Students at a leading British university are being offered testing kits to check illegal drugs in an experiment seeking to reducerisks from adulterated substances.

Testing kits have been made available to student at Newcastle University for £3.00 each via its students' union, for the first time on a British campus.

The kits supplied by an organisation seeking to liberalise drugs laws, enable students to test the content of drugs such as Ecstasy or Ketamine.

They contain chemicals that change colour on contact with different substances, and users can check the result against a colour chart which will show if a drug contains active ingredients or has been adulterated with potentially harmful substances. It will only indicate whether certain chemicals within types of drugs are present and not their degree of purity.

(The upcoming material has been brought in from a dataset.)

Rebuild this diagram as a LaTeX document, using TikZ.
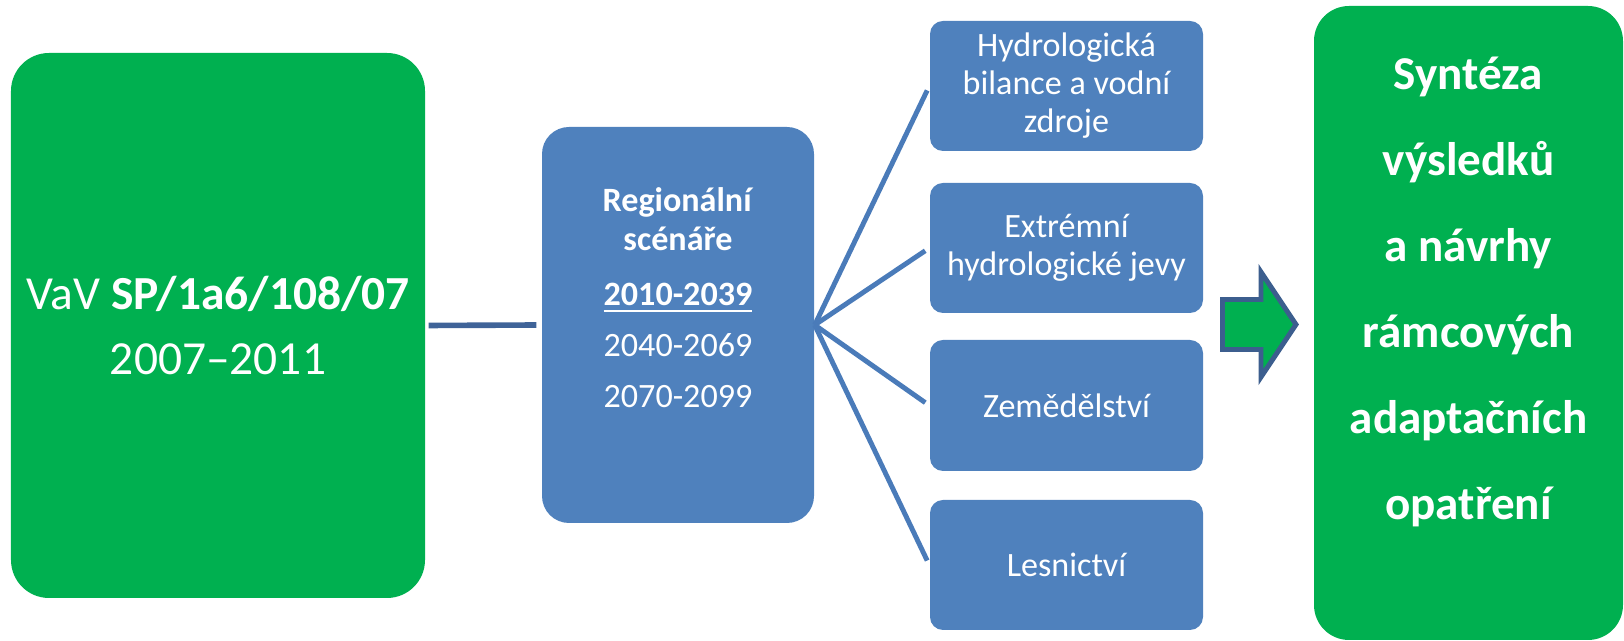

The kits have been made available to students at well below their retail price by a local branch of Students for Sensible Drug Policy UK, a pressure group that wants to legalise and regulate the supply of drugs.

Newcastle University softened its policy on drugs last year, dropping a zero tolerance approach under which students found with illegal substances in university accomodation were immediatley evicted, Instead students caught for the first time are interviewed and their eviction is suspended. They are thrown out for a second offence.

Holly Mae Robinson, president of SSDP Newcastle, said issuing testing kits was the next step towards a more progressive approach to drugs at the university. "We are not promoting drug use. It's trying to avoid the harm of people that are going to use them." she said, "People are always going to use drugs and we just want to make it safer."

Luke Allison, Newcastle students' union welfare and equality officer, welcomed the initiative. He said: "If you don't acknowledge that students take drugs or that anyone in society takes drugs, then you're ignoring them and if you're ignoring them their problem is going to continue."

A Newcastle University spokesman said: "The university does not condone any illegal activity...Nevertheless, we recognise that some students do use, or plan to use, drugs and would strongly encourage them to seek support."